Description
Tender chicken breasts smothered in creamy ranch sauce and topped with melted cheddar and Monterey Jack cheese. A quick and easy weeknight dinner!
Ingredients
Scale
- 4 boneless, skinless chicken breasts (about 6–8 ounces each)
- 1 tablespoon olive oil
- 1 teaspoon garlic powder
- 1 teaspoon onion powder
- 1/2 teaspoon paprika
- 1/4 teaspoon black pepper
- Salt to taste
- 1 cup mayonnaise
- 1/2 cup sour cream
- 1 packet (1 ounce) dry ranch dressing mix
- 2 tablespoons milk (or more, to thin if needed)
- 1 tablespoon chopped fresh parsley (optional)
- 1 teaspoon lemon juice (optional)
- 2 cups shredded cheddar cheese
- 1/2 cup shredded Monterey Jack cheese
- 1/4 cup crumbled cooked bacon (optional)
- 2 tablespoons chopped green onions (optional)
Instructions
- Ensure chicken breasts are of even thickness. If thick, pound them gently with a meat mallet to about 1/2-inch thickness. Place the chicken breasts between two sheets of plastic wrap before pounding to prevent splattering.
- In a small bowl, combine garlic powder, onion powder, paprika, black pepper, and salt. Sprinkle this mixture over both sides of each chicken breast.
- Heat olive oil in a large skillet over medium-high heat. Sear chicken breasts for about 3-4 minutes per side, until golden-brown. Remove from skillet and set aside.
- In a medium bowl, whisk together mayonnaise, sour cream, and dry ranch dressing mix until smooth.
- Add milk, one tablespoon at a time, until the ranch sauce reaches your desired consistency. Stir in parsley and lemon juice, if using.
- Give the ranch sauce a taste and adjust the seasoning as needed.
- Preheat your oven to 375°F (190°C).
- Lightly grease a 9×13 inch baking dish with cooking spray.
- Arrange the seared (or unseared) chicken breasts in the prepared baking dish.
- Generously spread the ranch sauce over each chicken breast.
- In a separate bowl, combine the shredded cheddar cheese and Monterey Jack cheese. Sprinkle this cheese mixture evenly over the ranch-covered chicken breasts.

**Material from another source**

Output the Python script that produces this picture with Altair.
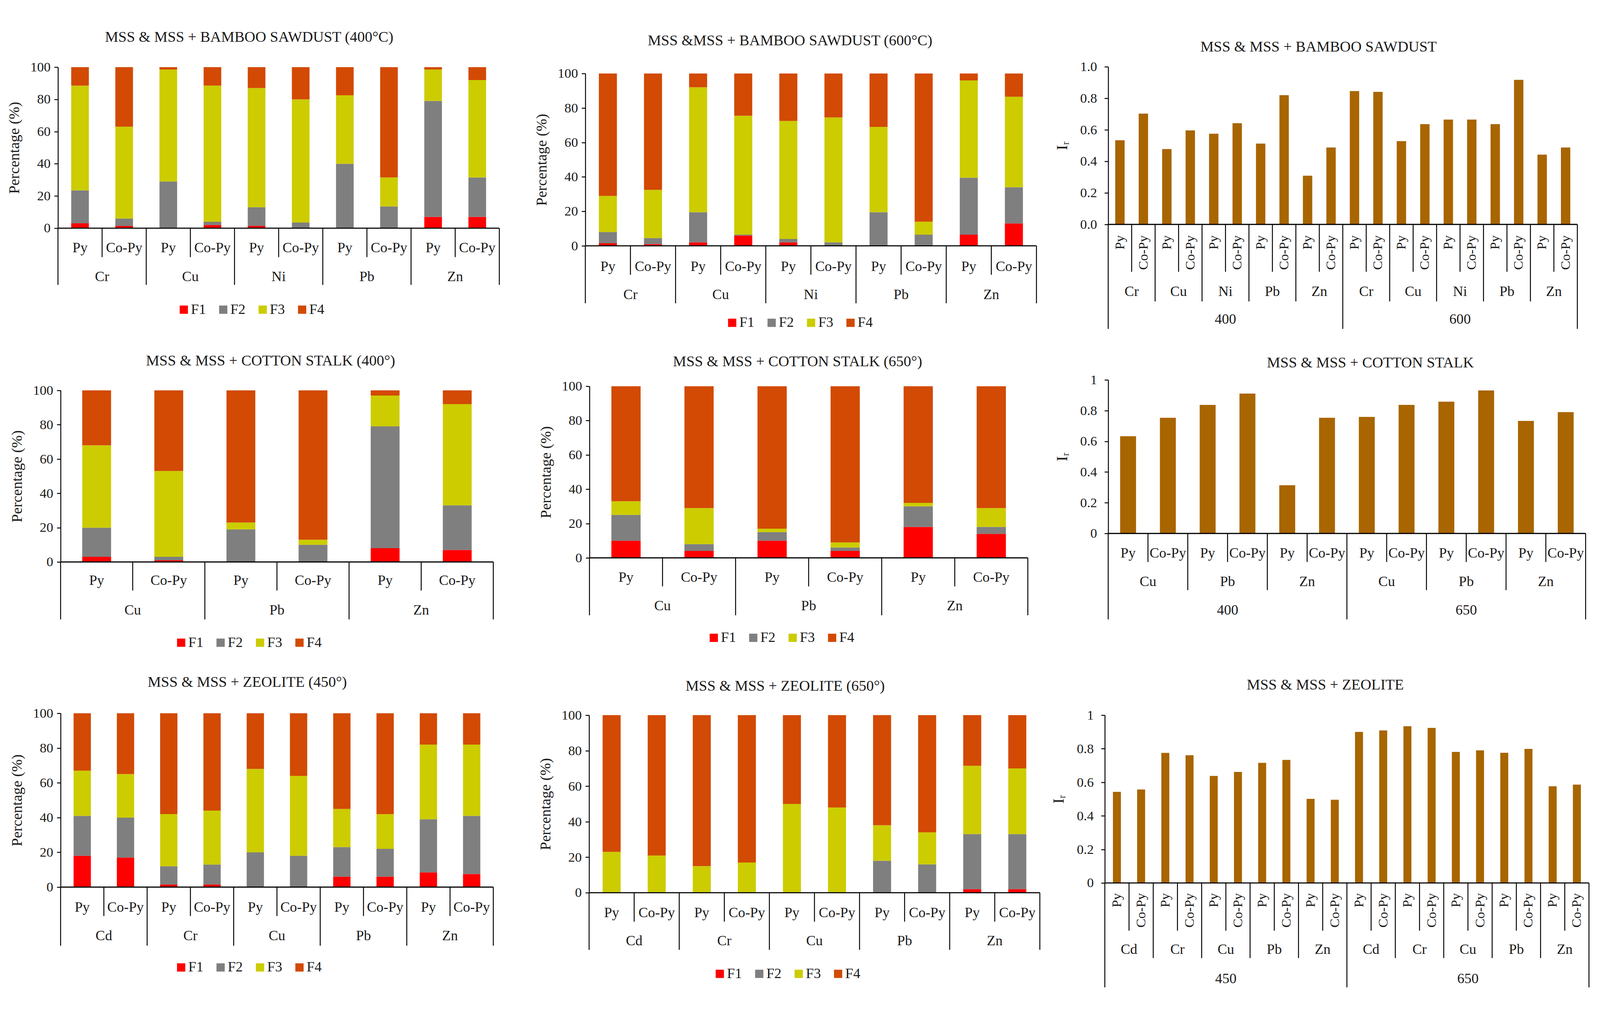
import altair as alt
import pandas as pd

# ---------------------------------------------------------
# DATA  (bars are listed metal by metal: Py, Co-Py, Py, Co-Py ...)
# ---------------------------------------------------------
FRACTIONS = ["F1", "F2", "F3", "F4"]
METHODS = ["Py", "Co-Py"]

# bamboo sawdust, 400 C
BS400_METALS = ["Cr", "Cu", "Ni", "Pb", "Zn"]
BS400_F1 = [3, 1.5, 0, 2, 1.5, 0, 0, 0, 7, 7]
BS400_F2 = [20.5, 4.5, 29, 2, 11.5, 3.5, 40, 13.5, 72, 24.5]
BS400_F3 = [65, 57, 69.5, 84.5, 74, 76.5, 42.5, 18, 19.5, 60.5]
BS400_F4 = [11.5, 37, 1.5, 11.5, 13, 20, 17.5, 68.5, 1.5, 8]

# bamboo sawdust, 600 C
BS600_METALS = ["Cr", "Cu", "Ni", "Pb", "Zn"]
BS600_F1 = [1.5, 1, 2, 6, 2, 0, 0, 0, 6.5, 13]
BS600_F2 = [6.5, 3.5, 17.5, 0.5, 2, 2, 19.5, 6.5, 33, 21]
BS600_F3 = [21, 28, 72.5, 69, 68.5, 72.5, 49.5, 7.5, 56.5, 52.5]
BS600_F4 = [71, 67.5, 8, 24.5, 27.5, 25.5, 31, 86, 4, 13.5]

# cotton stalk, 400
CS400_METALS = ["Cu", "Pb", "Zn"]
CS400_F1 = [3, 1, 0, 0, 8, 7]
CS400_F2 = [17, 2, 19, 10, 71, 26]
CS400_F3 = [48, 50, 4, 3, 18, 59]
CS400_F4 = [32, 47, 77, 87, 3, 8]

# cotton stalk, 650
CS650_METALS = ["Cu", "Pb", "Zn"]
CS650_F1 = [10, 4, 10, 4, 18, 14]
CS650_F2 = [15, 4, 5, 2, 12, 4]
CS650_F3 = [8, 21, 2, 3, 2, 11]
CS650_F4 = [67, 71, 83, 91, 68, 71]

# zeolite, 450
ZE450_METALS = ["Cd", "Cr", "Cu", "Pb", "Zn"]
ZE450_F1 = [18, 17, 1.5, 1.5, 0, 0, 6, 6, 8.5, 7.5]
ZE450_F2 = [23, 23, 10.5, 11.5, 20, 18, 17, 16, 30.5, 33.5]
ZE450_F3 = [26, 25, 30, 31, 48, 46, 22, 20, 43, 41]
ZE450_F4 = [33, 35, 58, 56, 32, 36, 55, 58, 18, 18]

# zeolite, 650
ZE650_METALS = ["Cd", "Cr", "Cu", "Pb", "Zn"]
ZE650_F1 = [0, 0, 0, 0, 0, 0, 0, 0, 2, 2]
ZE650_F2 = [0, 0, 0, 0, 0, 0, 18, 16, 31, 31]
ZE650_F3 = [23, 21, 15, 17, 50, 48, 20, 18, 38.5, 37]
ZE650_F4 = [77, 79, 85, 83, 50, 52, 62, 66, 28.5, 30]

# Ir index, low / high temperature
BS_IR_TEMPS = ["400", "600"]
BS_IR_METALS = ["Cr", "Cu", "Ni", "Pb", "Zn"]
BS_IR_LOW = [0.534, 0.703, 0.478, 0.596, 0.575, 0.642, 0.513, 0.820, 0.309, 0.488]
BS_IR_HIGH = [0.846, 0.841, 0.528, 0.636, 0.665, 0.665, 0.636, 0.917, 0.443, 0.488]

CS_IR_TEMPS = ["400", "650"]
CS_IR_METALS = ["Cu", "Pb", "Zn"]
CS_IR_LOW = [0.633, 0.753, 0.837, 0.911, 0.314, 0.753]
CS_IR_HIGH = [0.759, 0.837, 0.858, 0.931, 0.733, 0.790]

ZE_IR_TEMPS = ["450", "650"]
ZE_IR_METALS = ["Cd", "Cr", "Cu", "Pb", "Zn"]
ZE_IR_LOW = [0.543, 0.557, 0.775, 0.761, 0.638, 0.662, 0.716, 0.733, 0.501, 0.496]
ZE_IR_HIGH = [0.900, 0.909, 0.934, 0.924, 0.781, 0.790, 0.776, 0.799, 0.576, 0.586]

PCT_TICKS = [0, 20, 40, 60, 80, 100]
IR_TICKS = [0, 0.2, 0.4, 0.6, 0.8, 1.0]

# ---------------------------------------------------------
# STYLE / LAYOUT  (page pixels; the chart sits 8px in)
# ---------------------------------------------------------
FONT = "Liberation Serif"
TEXT = "#1a1a1a"
FRACTION_COLORS = ["#ff0000", "#7f7f7f", "#cccc00", "#d24a04"]
IR_COLOR = "#a86500"
MARGIN = 8
CHART_W, CHART_H = 4243, 2576
LEGEND_STEP = 105
PX_KEYS = ("x0", "x1", "yt", "yb", "title_x", "title_y", "sub_y", "sub_bot",
           "grp_y", "grp_bot", "leg_x", "leg_y", "temp_y", "bot")


def _geo(**g):
    return {k: (v - MARGIN if k in PX_KEYS else v) for k, v in g.items()}


G1 = _geo(x0=154, x1=1329, yt=127, yb=556, title_x=663, title_y=48, sub_y=609, sub_bot=633,
          grp_y=686, grp_bot=707, leg_x=489, leg_y=773, bar=0.4)
G2 = _geo(x0=1558, x1=2759, yt=144, yb=603, title_x=2103, title_y=57, sub_y=659, sub_bot=680,
          grp_y=734, grp_bot=756, leg_x=1949, leg_y=808, bar=0.4)
G3 = _geo(x0=2950, x1=4199, yt=126, yb=546, title_x=3510, title_y=73, sub_y=575, sub_bot=672,
          grp_y=726, grp_bot=751, temp_y=799, bot=824, rotate=True, bar=0.4, fmt=".1f")
G4 = _geo(x0=161, x1=1313, yt=988, yb=1445, title_x=720, title_y=910, sub_y=1495, sub_bot=1521,
          grp_y=1574, grp_bot=1598, leg_x=482, leg_y=1660, bar=0.4)
G5 = _geo(x0=1569, x1=2736, yt=977, yb=1434, title_x=2123, title_y=912, sub_y=1487, sub_bot=1510,
          grp_y=1563, grp_bot=1587, leg_x=1900, leg_y=1647, bar=0.4)
G6 = _geo(x0=2950, x1=4221, yt=960, yb=1369, title_x=3648, title_y=915, sub_y=1422, sub_bot=1445,
          grp_y=1498, grp_bot=1520, temp_y=1574, bot=1598, rotate=False, bar=0.4, fmt="~g")
G7 = _geo(x0=161, x1=1313, yt=1848, yb=2311, title_x=658, title_y=1765, sub_y=2366, sub_bot=2388,
          grp_y=2441, grp_bot=2467, leg_x=482, leg_y=2525, bar=0.4)
G8 = _geo(x0=1568, x1=2768, yt=1853, yb=2326, title_x=2090, title_y=1776, sub_y=2380, sub_bot=2403,
          grp_y=2455, grp_bot=2478, leg_x=1916, leg_y=2542, bar=0.4)
G9 = _geo(x0=2941, x1=4230, yt=1853, yb=2300, title_x=3528, title_y=1773, sub_y=2327, sub_bot=2427,
          grp_y=2478, grp_bot=2500, temp_y=2556, bot=2578, rotate=True, bar=0.33, fmt="~g")


# ---------------------------------------------------------
# HELPERS
# ---------------------------------------------------------
def _key_frame(temps, metals):
    rows = []
    for t in temps:
        for m in metals:
            for p in METHODS:
                key = "|".join(s for s in (t, m, p) if s)
                rows.append({"key": key, "temp": t, "metal": m, "method": p})
    return pd.DataFrame(rows)


def _x(keys, g, band=None):
    kw = {} if band is None else {"bandPosition": band}
    scale = alt.Scale(domain=keys, range=[g["x0"], g["x1"]], paddingInner=0, paddingOuter=0)
    return alt.X("key:N", scale=scale, axis=None, **kw)


def _rule(df, keys, g, band, y0, y1):
    return (
        alt.Chart(df)
        .mark_rule(color="black", strokeWidth=2.5)
        .encode(x=_x(keys, g, band), y=alt.value(y0), y2=alt.value(y1))
    )


def _label(df, keys, g, band, y, field, **mark_kw):
    style = dict(font=FONT, fontSize=38, color=TEXT, baseline="middle", align="center")
    style.update(mark_kw)
    return (
        alt.Chart(df)
        .mark_text(**style)
        .encode(x=_x(keys, g, band), y=alt.value(y), text=f"{field}:N")
    )


def _baseline(g):
    return (
        alt.Chart(pd.DataFrame({"z": [0]}))
        .mark_rule(color="black", strokeWidth=3)
        .encode(x=alt.value(g["x0"]), x2=alt.value(g["x1"]), y=alt.datum(0))
    )


def _title(text, g):
    return (
        alt.Chart(pd.DataFrame({"t": [text]}))
        .mark_text(font=FONT, fontSize=40, color=TEXT, baseline="middle", align="center")
        .encode(x=alt.value(g["title_x"]), y=alt.value(g["title_y"]), text="t:N")
    )


def _category_layers(kf, g):
    keys = list(kf["key"])
    first = kf.groupby("temp", sort=False).head(1)
    starts = kf[(kf["method"] == "Py") & ~kf["key"].isin(first["key"])]
    outer = g.get("bot", g["grp_bot"])
    layers = [
        _rule(kf[kf["method"] == "Co-Py"], keys, g, 0, g["yb"], g["sub_bot"]),
        _rule(starts, keys, g, 0, g["yb"], g["grp_bot"]),
        _rule(first, keys, g, 0, g["yb"], outer),
        _rule(kf.tail(1), keys, g, 1, g["yb"], outer),
        _label(kf[kf["method"] == "Co-Py"], keys, g, 0, g["grp_y"], "metal"),
    ]
    if g.get("rotate"):
        layers.append(_label(kf, keys, g, None, g["sub_y"], "method", angle=270,
                             align="right", fontSize=36))
    else:
        layers.append(_label(kf, keys, g, None, g["sub_y"], "method"))
    if "temp_y" in g:
        mids = kf.groupby("temp", sort=False).apply(lambda d: d.iloc[[len(d) // 2]])
        layers.append(_label(mids.reset_index(drop=True), keys, g, 0, g["temp_y"], "temp"))
    return layers


def _fraction_color():
    return alt.Color("frac:N", scale=alt.Scale(domain=FRACTIONS, range=FRACTION_COLORS),
                     legend=None)


def _legend_layer(g):
    lx = alt.X("frac:N", axis=None,
               scale=alt.Scale(type="point", domain=FRACTIONS, padding=0,
                               range=[g["leg_x"], g["leg_x"] + 3 * LEGEND_STEP]))
    base = alt.Chart(pd.DataFrame({"frac": FRACTIONS}))
    swatch = base.mark_square(size=484, opacity=1, strokeWidth=0).encode(
        x=lx, y=alt.value(g["leg_y"]), color=_fraction_color())
    label = base.mark_text(font=FONT, fontSize=38, color=TEXT, align="left",
                           baseline="middle", dx=19).encode(
        x=lx, y=alt.value(g["leg_y"]), text="frac:N")
    return alt.layer(swatch, label)


# ---------------------------------------------------------
# STACKED FRACTION PANEL
# ---------------------------------------------------------
def _stacked_panel(title, metals, fractions, g):
    kf = _key_frame([""], metals)
    rows = []
    for n, rec in kf.iterrows():
        for k, frac in enumerate(FRACTIONS):
            v = fractions[k][n]
            if v > 0:
                rows.append({"key": rec["key"], "frac": frac, "ord": k, "val": v})
    df = pd.DataFrame(rows)
    keys = list(kf["key"])

    bars = (
        alt.Chart(df)
        .mark_bar(width=alt.RelativeBandSize(g["bar"]))
        .encode(
            x=_x(keys, g),
            y=alt.Y(
                "val:Q",
                stack="zero",
                scale=alt.Scale(domain=[0, 100], range=[g["yb"], g["yt"]], nice=False),
                axis=alt.Axis(values=PCT_TICKS, title="Percentage (%)", titlePadding=22,
                              orient="left", offset=-g["x0"]),
            ),
            color=_fraction_color(),
            order=alt.Order("ord:Q", sort="ascending"),
        )
    )
    main = alt.layer(bars, _baseline(g), *_category_layers(kf, g), _title(title, g))
    return alt.layer(main, _legend_layer(g)).resolve_scale(x="independent")


# ---------------------------------------------------------
# Ir PANEL
# ---------------------------------------------------------
def _ir_panel(title, temps, metals, low, high, g):
    kf = _key_frame(temps, metals)
    df = kf.assign(val=list(low) + list(high))
    keys = list(kf["key"])

    bars = (
        alt.Chart(df)
        .mark_bar(width=alt.RelativeBandSize(g["bar"]), color=IR_COLOR)
        .encode(
            x=_x(keys, g),
            y=alt.Y(
                "val:Q",
                scale=alt.Scale(domain=[0, 1], range=[g["yb"], g["yt"]], nice=False),
                axis=alt.Axis(values=IR_TICKS, format=g["fmt"], title="Iᵣ",
                              labelPadding=20, titlePadding=26, titleFontSize=42,
                              orient="left", offset=-g["x0"]),
            ),
        )
    )
    return alt.layer(bars, _baseline(g), *_category_layers(kf, g), _title(title, g))


# ---------------------------------------------------------
# BUILD
# ---------------------------------------------------------
panels = [
    _stacked_panel("MSS & MSS + BAMBOO SAWDUST (400°C)", BS400_METALS,
                   [BS400_F1, BS400_F2, BS400_F3, BS400_F4], G1),
    _stacked_panel("MSS &MSS + BAMBOO SAWDUST (600°C)", BS600_METALS,
                   [BS600_F1, BS600_F2, BS600_F3, BS600_F4], G2),
    _ir_panel("MSS & MSS + BAMBOO SAWDUST", BS_IR_TEMPS, BS_IR_METALS,
              BS_IR_LOW, BS_IR_HIGH, G3),
    _stacked_panel("MSS & MSS + COTTON STALK (400°)", CS400_METALS,
                   [CS400_F1, CS400_F2, CS400_F3, CS400_F4], G4),
    _stacked_panel("MSS & MSS + COTTON STALK (650°)", CS650_METALS,
                   [CS650_F1, CS650_F2, CS650_F3, CS650_F4], G5),
    _ir_panel("MSS & MSS + COTTON STALK", CS_IR_TEMPS, CS_IR_METALS,
              CS_IR_LOW, CS_IR_HIGH, G6),
    _stacked_panel("MSS & MSS + ZEOLITE (450°)", ZE450_METALS,
                   [ZE450_F1, ZE450_F2, ZE450_F3, ZE450_F4], G7),
    _stacked_panel("MSS & MSS + ZEOLITE (650°)", ZE650_METALS,
                   [ZE650_F1, ZE650_F2, ZE650_F3, ZE650_F4], G8),
    _ir_panel("MSS & MSS + ZEOLITE", ZE_IR_TEMPS, ZE_IR_METALS,
              ZE_IR_LOW, ZE_IR_HIGH, G9),
]

# fixed canvas: every position above is absolute, so no padding-based resizing
chart = (
    alt.layer(*panels)
    .resolve_scale(x="independent", y="independent")
    .properties(width=CHART_W, height=CHART_H, padding=0, background="white",
                autosize=alt.AutoSizeParams(type="none"))
    .configure_view(stroke=None)
    .configure_axis(
        grid=False,
        labelFont=FONT, labelFontSize=36, labelColor=TEXT, labelPadding=10,
        titleFont=FONT, titleFontSize=40, titleFontWeight="normal", titleColor=TEXT,
        domainColor="black", domainWidth=2.5,
        tickColor="black", tickWidth=2.5, tickSize=10,
    )
)

chart.save("out.html", embed_options={"renderer": "svg", "actions": False})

- If you’re using bacon and green onions, sprinkle them over the cheese.
- Place the baking dish in the preheated oven and bake for 25-30 minutes, or until the chicken is cooked through and the cheese is melted and bubbly. The internal temperature of the chicken should reach 165°F (74°C). Use a meat thermometer to check the temperature at the thickest part of the chicken breast.
- For an extra golden-brown cheese topping, broil the chicken for the last 1-2 minutes of baking. Watch carefully to prevent burning.
- Remove the baking dish from the oven and let the chicken rest for 5-10 minutes before serving.
Notes
- Searing the chicken adds flavor but is optional.
- Adjust the ranch sauce consistency to your preference.
- Use a meat thermometer to ensure the chicken is cooked through.
- Broiling the cheese is optional but adds a nice color and texture.
- Serve with mashed potatoes, roasted vegetables, rice, salad, or garlic bread.
- Experiment with different cheeses, add vegetables, or make it spicy.
- Can be made in a slow cooker or assembled ahead of time.
- Leftovers can be stored in the refrigerator for up to 3 days.